As head of Imaging and Cytometry and, since 2016, also as director of the Bioscience Technology Facility at University of York, O'Toole is responsible for supervising the Imaging and Cytometry laboratories, which are equipped with various confocal microscopes, flow cytometers, and electron microscopes. O'Toole's team collaborates with leading microscopy and cytometry companies, providing research assistance and consultancy services to academic and commercial organizations.

O'Toole's research is currently focused on both technology and method development of novel probes and imaging modalities.

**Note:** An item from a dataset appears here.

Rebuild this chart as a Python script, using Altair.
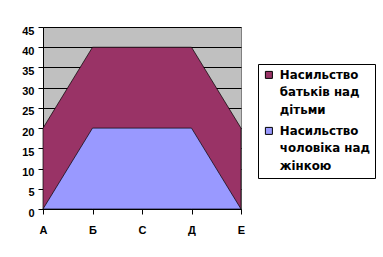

In addition to his responsibilities in managing facilities and research, O'Toole plays important roles in several organizations, including the Royal Microscopical Society, Core Technologies for Life Sciences, and the European Light Microscopy Initiative (ELMI). He is also actively involved in teaching activities, such as the RMS Light Microscopy Summer School and the RMS Practical Flow Cytometry courses.

Since 2020, O'Toole has hosted "The Microscopists" podcast, a podcast from Bitesize Bio sponsored by ZEISS Microscopy. During the podcast, O'Toole interviews microscopists about their careers and lives outside work.

Since 2023, O'Toole has held the position of President at the Royal Microscopical Society, succeeding Professor Grace Burke, who had been serving since 2019.